Femme d’idées et de convictions, elle a mené de nombreuses batailles pour que l’architecture publique puisse reprendre la place qu’elle doit occuper. Ainsi elle a promu de nombreuses initiatives éditoriales, comme les « Inventaires », les « Guides », la collection « Visions », etc. et soutenu des actions pour valoriser sa communauté et son pays. En faisant ainsi connaître et reconnaître l’architecture de la Belgique francophone.
Avant de terminer son mandat, elle a encore une fois lancé un chantier ambitieux pour faire émerger la Wallonie et ses talents. La création du rôle du Maître Architecte pour la Région wallonne.

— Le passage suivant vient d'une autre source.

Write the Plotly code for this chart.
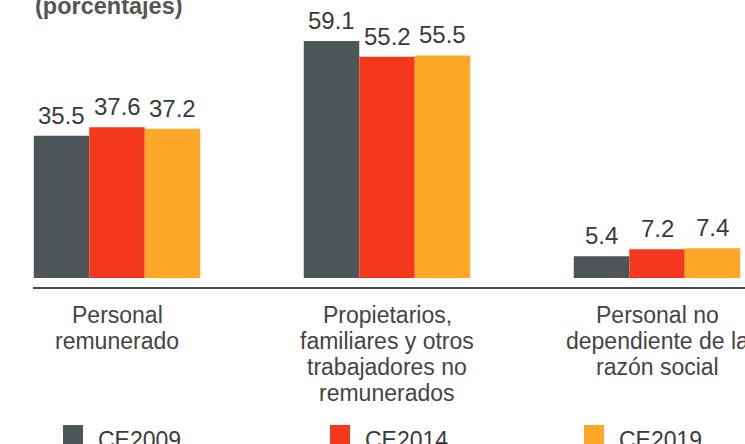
import plotly.graph_objects as go

# ---- data ----
categories = [
    ["Personal", "remunerado"],
    ["Propietarios,", "familiares y otros", "trabajadores no", "remunerados"],
    ["Personal no", "dependiente de la", "razón social"],
]
series_names = ["CE2009", "CE2014", "CE2019"]
ce2009 = [35.5, 59.1, 5.4]
ce2014 = [37.6, 55.2, 7.2]
ce2019 = [37.2, 55.5, 7.4]
series_values = [ce2009, ce2014, ce2019]
colors = ["#4f5659", "#f4381e", "#fea829"]
subtitle = "(porcentajes)"

W, H = 745, 444
ML, MR, MT, MB = 33, 0, 20, 157
PW, PH = W - ML - MR, H - MT - MB
FONT = "Liberation Sans, Arial, sans-serif"

x_pos = list(range(len(categories)))
group_width = 166.5 / 270
bar_w = group_width / len(series_names)

fig = go.Figure()
annotations = []
for j, (name, vals, col) in enumerate(zip(series_names, series_values, colors)):
    fig.add_trace(go.Bar(
        x=x_pos, y=vals, name=name, marker=dict(color=col, line=dict(width=0)),
        showlegend=False, hoverinfo="skip",
    ))
    off = (j - (len(series_names) - 1) / 2) * bar_w
    for i, v in enumerate(vals):
        annotations.append(dict(
            x=i + off, xref="x", y=v, yref="y", xanchor="center", yanchor="bottom",
            yshift=5, text=f"{v:.1f}", showarrow=False,
            font=dict(size=24, color="#3a3a3a", family=FONT),
        ))

# category labels (one annotation per line for tight line spacing)
for i, lines in enumerate(categories):
    for k, line in enumerate(lines):
        annotations.append(dict(
            x=i, xref="x", y=0, yref="paper", yanchor="middle", xanchor="center",
            yshift=-(28 + 26 * k), text=line, showarrow=False,
            font=dict(size=23, color="#444444", family=FONT),
        ))

# subtitle
annotations.append(dict(
    x=0, xref="paper", y=1, yref="paper", xanchor="left", yanchor="middle",
    yshift=14, text="<b>" + subtitle + "</b>", showarrow=False,
    font=dict(size=23.5, color="#555555", family=FONT),
))

# manual legend
shapes = []
leg_sq_x = [63, 330, 584]
for name, col, sx in zip(series_names, colors, leg_sq_x):
    x0 = (sx - ML) / PW
    x1 = (sx + 20 - ML) / PW
    y0 = (MT + PH - 445) / PH
    y1 = (MT + PH - 425) / PH
    shapes.append(dict(type="rect", xref="paper", yref="paper",
                       x0=x0, x1=x1, y0=y0, y1=y1,
                       fillcolor=col, line=dict(width=0)))
    annotations.append(dict(
        x=(sx + 33 - ML) / PW, xref="paper", y=(MT + PH - 440) / PH, yref="paper",
        xanchor="left", yanchor="middle", text=name, showarrow=False,
        font=dict(size=23, color="#3a3a3a", family=FONT),
    ))

px_per_unit = 270.0
x_min = -(117 - ML) / px_per_unit
x_max = x_min + PW / px_per_unit
py_per_unit = 237 / 59.1
y_min = -9 / py_per_unit
y_max = y_min + PH / py_per_unit

fig.update_layout(
    width=W, height=H,
    margin=dict(l=ML, r=MR, t=MT, b=MB, pad=0),
    paper_bgcolor="white", plot_bgcolor="white",
    barmode="group", bargap=1 - group_width, bargroupgap=0,
    xaxis=dict(range=[x_min, x_max], showticklabels=False, ticks="",
               showgrid=False, zeroline=False, showline=True,
               linecolor="#4a4a4a", linewidth=2, fixedrange=True),
    yaxis=dict(range=[y_min, y_max], visible=False, showgrid=False,
               zeroline=False, fixedrange=True),
    annotations=annotations, shapes=shapes,
    showlegend=False, hovermode=False,
    font=dict(family=FONT),
)

fig.write_html("out.html",
               config={"displayModeBar": False, "staticPlot": True},
               post_script="document.body.style.margin='0';document.body.style.overflow='hidden';")
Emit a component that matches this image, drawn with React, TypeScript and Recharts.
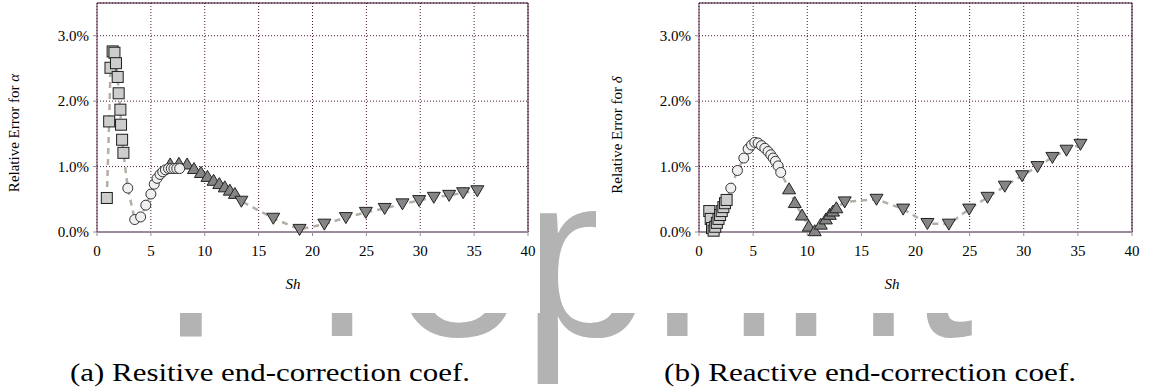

Des instances du monde professionnel wallon n’ont pas encore saisi les avantages de ce genre de rôle qui permet une gestion inclusive et exigeante de l’architecture publique tout en stimulant l’entreprise privée à s’améliorer. Mais la démarche est lancée. Questions de temps et de patience.
Maintenant que Chantal Dassonville part à la retraite elle laisse derrière elle la « Cellule architecture » qu’elle a constituée en 2007. Organisée et compétente, expérimentée et dynamique, notre mission est de la soutenir pour garder au centre l’intérêt de la collectivité, de la mission publique, de l’architecture. Acte politique, culturel et citoyen.